Patients prefer self-administering oral agents in the comfort of their homes, but the increasing use of oral oncolytics comes with significant clinical and financial challenges.
In 1998, FDA approved oral capecitabine(Drug information on capecitabine) (Xeloda) for metastatic colorectal cancer, ushering in a new era of oncology therapy. Since then, exponential growth in cancer drugs delivered orally has followed. According to an NCCN report, about 25% of the roughly 400 agents currently in the drug development pipeline are oral oncolytics.
Oncologists have traditionally derived a substantial portion of their income from supplying and administering infusion-based chemotherapy. However, the trend toward oral cancer drugs disrupts the practice model, adding additional financial and clinical challenges to community practices that are struggling to cope with the strictures imposed by the enactment of MMA in 2003.
One of the most important clinical challenges for oral drugs is the issue of nonadherence. “There are very strong data that show patient adherence with oral therapy drops significantly by six months,” according to Jeff Patton, MD, a partner in Tennessee Oncology, a multisite 60-physician oncology group.
Oncologists are also going to have to find ways to monitor their patients in order to prevent adverse events from drug interactions. Another issue is the misconception patients have that oral drugs are less toxic than their parenteral counterparts. Monitoring side effects, titrating doses, and prescribing the necessary supportive care agents to counteract toxicity increases the complexity of care for oncologists, but many of these services are hard to capture in billable codes.
Tough on the bottom line
“As oral therapy progresses to represent a larger percentage of the oncology market, oncologists will need to work with insurers to develop a more reasonable payment system to offset the significant expense incurred with administering oral therapy,” Dr. Patton said.
For a group that owns its pharmacy, the margins are extremely small for oral drugs, he explained.
“For those practices that do not own their own pharmacy or have dispensing capabilities, there is no revenue associated with the administration or toxicity monitoring for oral agents,” he added. Tennessee Oncology has its own pharmacy.

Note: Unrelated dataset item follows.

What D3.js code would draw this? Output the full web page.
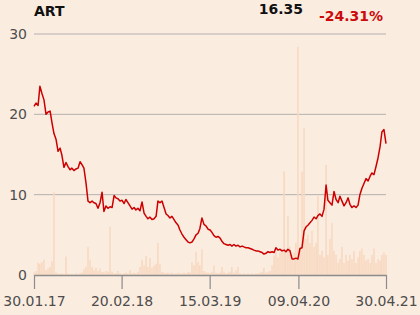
<!DOCTYPE html>
<html>
<head>
<meta charset="utf-8">
<script src="https://cdn.jsdelivr.net/npm/d3@7"></script>
<style>
  html, body { margin: 0; padding: 0; background: #fbece0; }
  svg { display: block; font-family: "DejaVu Sans", sans-serif; }
</style>
</head>
<body>
<div id="chart"></div>
<script>
// Données *****************************************************************
const titre = "ART";
const dernierCours = "16.35";
const variation = "-24.31%";

const dateDebut = "30.01.17";
const dateFin = "30.04.21";
const tickLabels = ["30.01.17", "20.02.18", "15.03.19", "09.04.20", "30.04.21"];
const yTicks = [0, 10, 20, 30];

// cours de l'action (points réguliers entre dateDebut et dateFin)
const cours = [
  21.0, 21.4, 21.1, 23.5, 22.6, 21.8, 20.0, 20.3, 20.4, 19.0,
  17.6, 16.9, 15.4, 15.8, 14.9, 13.4, 14.0, 13.5, 13.1, 13.3,
  13.0, 13.2, 13.3, 14.1, 13.7, 13.3, 11.5, 9.2, 9.0, 9.2,
  9.0, 8.9, 8.3, 9.0, 10.3, 7.9, 8.6, 8.3, 8.5, 8.4,
  9.9, 9.6, 9.5, 9.2, 9.3, 8.9, 9.4, 9.0, 8.6, 8.2,
  8.4, 8.1, 8.3, 8.0, 9.1, 7.7, 7.3, 7.0, 7.2, 6.9,
  7.0, 7.3, 9.2, 9.0, 9.2, 8.4, 7.6, 7.4, 7.1, 7.3,
  6.9, 6.5, 6.2, 5.6, 5.1, 4.7, 4.4, 4.1, 4.0, 4.1,
  4.5, 5.0, 5.2, 5.8, 7.1, 6.3, 6.1, 5.7, 5.6, 5.3,
  4.9, 4.7, 4.8, 4.6, 4.2, 3.9, 3.8, 3.7, 3.8, 3.6,
  3.8, 3.6, 3.7, 3.5, 3.6, 3.5, 3.4, 3.4, 3.3, 3.2,
  3.1, 3.0, 3.0, 2.9, 2.8, 2.6, 2.7, 2.9, 2.8, 2.9,
  2.8, 3.4, 3.1, 3.2, 3.0, 3.1, 2.9, 3.2, 3.0, 2.0,
  2.0, 2.1, 2.0, 3.3, 3.4, 5.5, 6.0, 6.2, 6.5, 6.8,
  7.2, 7.0, 7.4, 7.6, 7.3, 8.2, 11.2, 9.3, 9.0, 8.7,
  10.4, 9.4, 9.0, 9.8, 9.2, 8.6, 9.0, 9.6, 8.8, 8.4,
  8.6, 8.4, 8.7, 10.0, 10.8, 11.4, 12.0, 11.7, 12.3, 12.7,
  12.5, 13.5, 14.6, 16.0, 17.8, 18.1, 16.35
];

// volumes échangés (mêmes dates)
const volumes = [
  0.3, 0.5, 1.5, 1.4, 1.6, 1.9, 0.6, 0.8, 1.0, 1.7,
  10.3, 0.3, 0.2, 0.1, 0.2, 0.1, 2.3, 0.2, 0.1, 0.1,
  0.1, 0.2, 0.1, 0.2, 0.3, 0.7, 1.0, 3.5, 1.9, 1.0,
  0.6, 0.9, 0.5, 0.8, 0.4, 0.3, 0.5, 0.4, 6.0, 0.4,
  0.2, 0.2, 0.5, 0.2, 0.1, 0.2, 0.3, 0.2, 0.6, 0.2,
  0.3, 0.2, 0.4, 1.0, 1.9, 1.2, 2.4, 1.0, 2.1, 0.9,
  1.2, 1.4, 4.0, 1.4, 0.4, 0.3, 0.2, 0.3, 0.2, 0.3,
  0.2, 0.2, 0.3, 0.2, 0.2, 0.3, 0.2, 0.4, 0.3, 1.6,
  1.2, 2.9, 1.6, 1.2, 3.2, 0.5, 0.3, 0.3, 0.2, 0.4,
  1.2, 0.3, 0.2, 0.3, 1.0, 0.4, 0.2, 0.3, 0.4, 1.0,
  0.3, 0.6, 1.0, 0.2, 0.1, 0.2, 0.1, 0.2, 0.1, 0.2,
  0.1, 0.2, 0.2, 0.3, 0.4, 0.9, 0.3, 0.4, 0.5, 1.2,
  2.4, 2.9, 2.2, 2.8, 3.3, 12.9, 3.0, 7.3, 3.5, 2.5,
  2.8, 4.0, 28.4, 3.5, 12.9, 18.3, 4.5, 5.0, 4.0, 5.5,
  3.5, 4.0, 9.8, 2.5, 3.0, 2.2, 13.7, 2.5, 4.5, 6.5,
  3.0, 2.5, 1.5, 2.0, 3.5, 1.5, 2.5, 1.8, 2.5, 2.0,
  3.0, 1.5, 2.2, 3.0, 3.3, 2.5, 1.8, 2.0, 1.5, 2.5,
  3.3, 1.5, 2.0, 1.8, 2.5, 2.8, 2.5
];

// Mise en page ************************************************************
const width = 420, height = 315;
const margin = { top: 34, right: 34, bottom: 40, left: 34 };

const parseDate = d3.timeParse("%d.%m.%y");
const debut = parseDate(dateDebut);
const fin = parseDate(dateFin);
const nbJours = d3.timeDay.count(debut, fin);

// dates des points, réparties régulièrement sur la période
const dates = cours.map((c, i) =>
  d3.timeDay.offset(debut, Math.round(i * nbJours / (cours.length - 1))));

const x = d3.scaleTime()
  .domain([debut, fin])
  .range([margin.left, width - margin.right]);

const y = d3.scaleLinear()
  .domain([0, 30])
  .range([height - margin.bottom, margin.top]);

const svg = d3.select("#chart")
  .append("svg")
  .attr("width", width)
  .attr("height", height);

// lignes de grille
svg.append("g")
  .selectAll("line")
  .data(yTicks.filter(t => t > 0))
  .enter()
  .append("line")
  .attr("x1", margin.left)
  .attr("x2", width - margin.right)
  .attr("y1", d => y(d))
  .attr("y2", d => y(d))
  .style("stroke", "#b3b1ae")
  .style("stroke-width", 1);

// barres de volume
const barW = (x.range()[1] - x.range()[0]) / cours.length * 0.8;
svg.append("g")
  .selectAll("rect")
  .data(volumes)
  .enter()
  .append("rect")
  .attr("x", (d, i) => x(dates[i]) - barW / 2)
  .attr("y", d => y(d))
  .attr("width", barW)
  .attr("height", d => y(0) - y(d))
  .attr("fill", "#f8d9c1");

// axe y (labels seulement)
svg.append("g")
  .selectAll("text")
  .data(yTicks)
  .enter()
  .append("text")
  .attr("x", 27)
  .attr("y", d => y(d))
  .attr("dy", "0.35em")
  .attr("text-anchor", "end")
  .style("font-size", "14px")
  .style("fill", "#4d4d4d")
  .text(d => d);

// axe x
const xAxis = d3.axisBottom(x)
  .tickValues(tickLabels.map(parseDate))
  .tickFormat(d3.timeFormat("%d.%m.%y"))
  .tickSize(14)
  .tickPadding(7)
  .tickSizeOuter(0);

const gx = svg.append("g")
  .attr("transform", `translate(0,${y(0)})`)
  .call(xAxis);
gx.select(".domain").style("stroke", "#8c8c8c").style("stroke-width", 1.5);
gx.selectAll(".tick line").style("stroke", "#8c8c8c").style("stroke-width", 1.2);
gx.selectAll(".tick text")
  .style("font-size", "14px")
  .style("font-family", "DejaVu Sans, sans-serif")
  .style("fill", "#4d4d4d");

// courbe du cours
const line = d3.line()
  .x((d, i) => x(dates[i]))
  .y(d => y(d));

svg.append("path")
  .datum(cours)
  .attr("d", line)
  .attr("fill", "none")
  .style("stroke", "#cc0000")
  .style("stroke-width", 1.5)
  .style("stroke-linejoin", "round");

// titre et chiffres
svg.append("text")
  .attr("x", 34)
  .attr("y", 16)
  .style("font-size", "14px")
  .style("font-weight", "bold")
  .style("fill", "#111")
  .text(titre);

svg.append("text")
  .attr("x", 303)
  .attr("y", 14)
  .attr("text-anchor", "end")
  .style("font-size", "14px")
  .style("font-weight", "bold")
  .style("fill", "#111")
  .text(dernierCours);

svg.append("text")
  .attr("x", 383)
  .attr("y", 21)
  .attr("text-anchor", "end")
  .style("font-size", "14px")
  .style("font-weight", "bold")
  .style("fill", "#cc0a0a")
  .text(variation);
</script>
</body>
</html>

Steven D’Amato, RPh, BCOP, a specialty pharmacist at the multisite Maine Center for Cancer Medicine & Blood Disorders, told Oncology News International that oral cancer therapies present a host of administrative issues, including an increasing number of prior authorizations and the documentation necessary for specialty pharmacies providing oral oncolytic agents.
“Patient education is essential when it comes to oral oncology drugs. Aside from the basic issue of adherence, there are a host of concerns that go along with patients who self-administer drugs. It’s not as simple as taking a pill, especially when you consider that many of these patients are elderly people who may have other comorbidities, are on multiple agents, and are dealing with complicated dosing regimens and schedules,” Mr. D’Amato explained.
An example of potential instructions for oral capecitabine is: Take with water within 30 minutes of a meal. If a dose is missed, do not take the drug when remembered and do not take a double dose. Stop taking capecitabine and contact the doctor if experiencing four or more bowel movements than usual per day, diarrhea at night, loss of appetite or large reduction in fluid intake, more than one vomiting episode in 24 hours, mouth sores, temperature greater than 100.5˚F, or pain, redness, or swelling of hands or feet that prevents normal activity.
Some oncologists offer written material, video material, or group educational sessions, but ongoing patient education is uncompensated. The bottom line: Financially pressed community practices around the country need to be reimbursed for the nonbillable time that they spend on patient education.
Awareness on the Hill
Mr. D’Amato said that oncologists generally receive payment for administering parenteral chemotherapy, but similar reimbursement is not provided for administering oral chemotherapy. “The issue of compensation for oral chemotherapy is starting to get attention on Capitol Hill. There are several legislative initiatives in the works,” he said.
One bill (SB 166) would require healthcare service plan contracts, and health insurance policies that provide equivalent coverage for cancer chemotherapy treatment, to provide equivalent reimbursement for prescribed, orally administered anticancer medications on the same basis.
Although the availability of oral drugs has allowed many patients with advanced malignancies to live longer and better, the great expense of the new agents, along with an antiquated reimbursement system, threatens to undermine the already financially challenged community practice model.